In 2017, while she was teaching at Notre Dame, Barrett published a book review in which she said that in a ruling that protected part of the Affordable Care Act, Chief Justice John Roberts — a George W. Bush appointee who has been a disappointment to conservatives — “pushed the Affordable Care Act beyond its plausible meaning to save the statute.”

Harris wondered how long after the publication of that opinion she was first nominated by Trump (at that time, the nomination was for the Seventh Circuit of Appeals, where she currently sits).

“I don’t remember the timing of that article,” Barrett said. Harris quickly reminded her that it was published in January 2017, just five months before she was selected for the federal bench by Trump, who has taken advice on judicial nominations from the Federalist Society and Heritage Foundation.

The obvious implication was that Barrett’s anti-ACA stance made her attractive to conservatives. Democrats had similar concerns about Brett Kavanaugh, who appeared on a list of potential Supreme Court nominees shortly he issued a ruling in an abortion-related case known as Garza v.
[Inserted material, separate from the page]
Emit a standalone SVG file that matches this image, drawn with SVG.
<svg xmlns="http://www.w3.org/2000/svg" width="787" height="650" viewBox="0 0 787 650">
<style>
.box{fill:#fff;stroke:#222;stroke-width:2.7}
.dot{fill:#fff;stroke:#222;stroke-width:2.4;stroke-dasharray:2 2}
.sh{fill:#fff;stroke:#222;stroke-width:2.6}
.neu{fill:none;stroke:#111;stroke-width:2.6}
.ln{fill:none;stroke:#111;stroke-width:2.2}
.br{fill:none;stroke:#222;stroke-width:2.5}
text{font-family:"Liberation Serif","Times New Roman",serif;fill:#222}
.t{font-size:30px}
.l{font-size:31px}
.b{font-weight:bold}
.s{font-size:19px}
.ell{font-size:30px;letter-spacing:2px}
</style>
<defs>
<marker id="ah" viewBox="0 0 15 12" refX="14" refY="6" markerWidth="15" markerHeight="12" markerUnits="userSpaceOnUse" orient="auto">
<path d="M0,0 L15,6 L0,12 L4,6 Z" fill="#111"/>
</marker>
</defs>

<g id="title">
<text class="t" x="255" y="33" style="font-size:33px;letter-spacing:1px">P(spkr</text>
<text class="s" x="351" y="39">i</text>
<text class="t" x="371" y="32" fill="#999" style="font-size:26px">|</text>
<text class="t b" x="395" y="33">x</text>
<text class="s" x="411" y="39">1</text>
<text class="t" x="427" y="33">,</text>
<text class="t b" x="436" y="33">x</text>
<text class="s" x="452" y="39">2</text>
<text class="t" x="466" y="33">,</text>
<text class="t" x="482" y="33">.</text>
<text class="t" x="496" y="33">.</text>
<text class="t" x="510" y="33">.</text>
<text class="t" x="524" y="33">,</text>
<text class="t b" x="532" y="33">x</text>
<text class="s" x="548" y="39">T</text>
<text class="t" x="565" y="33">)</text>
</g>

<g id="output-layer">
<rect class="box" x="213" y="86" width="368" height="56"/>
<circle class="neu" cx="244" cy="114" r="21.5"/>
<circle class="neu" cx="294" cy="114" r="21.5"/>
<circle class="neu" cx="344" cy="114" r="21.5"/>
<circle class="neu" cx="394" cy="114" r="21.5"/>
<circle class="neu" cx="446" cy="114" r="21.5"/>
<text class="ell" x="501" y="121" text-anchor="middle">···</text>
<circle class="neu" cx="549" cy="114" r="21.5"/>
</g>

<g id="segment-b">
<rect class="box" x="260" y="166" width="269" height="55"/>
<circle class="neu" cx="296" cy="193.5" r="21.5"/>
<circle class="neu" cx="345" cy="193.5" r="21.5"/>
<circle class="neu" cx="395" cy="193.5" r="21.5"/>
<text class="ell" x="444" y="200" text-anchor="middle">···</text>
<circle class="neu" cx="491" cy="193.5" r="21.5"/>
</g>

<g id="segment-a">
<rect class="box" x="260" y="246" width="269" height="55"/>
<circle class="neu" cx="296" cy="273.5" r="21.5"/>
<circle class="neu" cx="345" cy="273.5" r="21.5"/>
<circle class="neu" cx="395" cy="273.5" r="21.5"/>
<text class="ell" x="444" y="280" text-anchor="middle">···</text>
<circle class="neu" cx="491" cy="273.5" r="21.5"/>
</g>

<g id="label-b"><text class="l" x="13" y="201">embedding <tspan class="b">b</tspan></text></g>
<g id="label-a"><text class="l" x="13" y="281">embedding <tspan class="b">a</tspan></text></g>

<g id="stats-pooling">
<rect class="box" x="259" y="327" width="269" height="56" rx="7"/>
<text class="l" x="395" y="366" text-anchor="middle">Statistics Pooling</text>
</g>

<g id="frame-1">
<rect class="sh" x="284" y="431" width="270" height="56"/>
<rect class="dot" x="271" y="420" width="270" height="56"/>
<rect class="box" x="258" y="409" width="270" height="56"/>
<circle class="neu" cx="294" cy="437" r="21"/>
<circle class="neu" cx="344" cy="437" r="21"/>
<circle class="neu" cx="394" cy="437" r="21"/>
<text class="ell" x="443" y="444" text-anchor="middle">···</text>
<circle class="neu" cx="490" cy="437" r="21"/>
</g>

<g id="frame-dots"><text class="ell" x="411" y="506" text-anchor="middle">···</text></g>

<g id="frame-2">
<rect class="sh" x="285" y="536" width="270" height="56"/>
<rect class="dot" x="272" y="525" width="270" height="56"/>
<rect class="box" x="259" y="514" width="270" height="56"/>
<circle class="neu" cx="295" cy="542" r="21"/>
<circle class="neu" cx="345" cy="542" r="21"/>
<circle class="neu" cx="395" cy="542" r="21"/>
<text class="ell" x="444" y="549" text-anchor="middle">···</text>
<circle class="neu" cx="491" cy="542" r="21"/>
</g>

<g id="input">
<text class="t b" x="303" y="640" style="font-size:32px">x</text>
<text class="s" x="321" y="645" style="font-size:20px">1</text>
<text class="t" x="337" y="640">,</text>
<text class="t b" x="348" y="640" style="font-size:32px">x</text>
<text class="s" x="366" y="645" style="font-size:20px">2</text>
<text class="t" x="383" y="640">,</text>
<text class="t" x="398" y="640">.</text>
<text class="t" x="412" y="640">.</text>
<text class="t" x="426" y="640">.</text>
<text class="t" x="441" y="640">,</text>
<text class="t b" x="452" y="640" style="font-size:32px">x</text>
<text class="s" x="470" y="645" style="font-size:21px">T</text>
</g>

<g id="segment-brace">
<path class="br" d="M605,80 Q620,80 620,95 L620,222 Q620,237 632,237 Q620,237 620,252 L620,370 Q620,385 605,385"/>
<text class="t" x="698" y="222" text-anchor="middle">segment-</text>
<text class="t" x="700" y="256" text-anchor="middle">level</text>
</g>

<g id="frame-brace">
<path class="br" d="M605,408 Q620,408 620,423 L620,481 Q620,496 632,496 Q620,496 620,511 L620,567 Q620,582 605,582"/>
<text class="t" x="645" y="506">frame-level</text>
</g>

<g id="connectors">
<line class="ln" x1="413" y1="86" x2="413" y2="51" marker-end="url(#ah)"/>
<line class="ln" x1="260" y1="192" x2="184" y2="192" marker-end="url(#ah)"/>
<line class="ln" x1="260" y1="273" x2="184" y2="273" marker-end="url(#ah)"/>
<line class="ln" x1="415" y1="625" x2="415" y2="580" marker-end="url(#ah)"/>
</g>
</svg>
Hargan.

Despite the protestations Barrett had been making for two days running about her loyalty to a rigorous judicial constitutionalism, Harris neatly tied her to a policy outcome Republicans are desperate to achieve. “The Affordable Care Act and all its protection hinge on this seat, and the outcome of this hearing,” she argued.

Amy Coney Barrett
Supreme Court nominee Judge Amy Coney Barrett. (Jim Lo Scalzo/Pool/Getty Images)

The point was not necessarily original, but either because of her national prominence or her history as a prosecutor, Harris seemed to break through where other Democrats could not.

Later, as she was being questioned by Harris about immigration, Barrett said “every case has consequences on peoples’ lives,” and that considering those real-life consequences was “part of the judicial decision-making process.” That was at odds with her oft-repeated promise to consider only the original meaning of the Constitution when deciding cases.

Harris pounced, noting that among these consequences of repealing the Affordable Care Act would be the loss of coverage for millions. Barrett said she would “consider” the issue, were things come to that.

Effective as Harris have been, she is not likely to convince any Republicans to vote against Barrett. At the same time, relentless reminders that Trump and Trump-appointed judges want to repeal the Affordable Care Act could prove deleterious to Republican prospects on Election Day.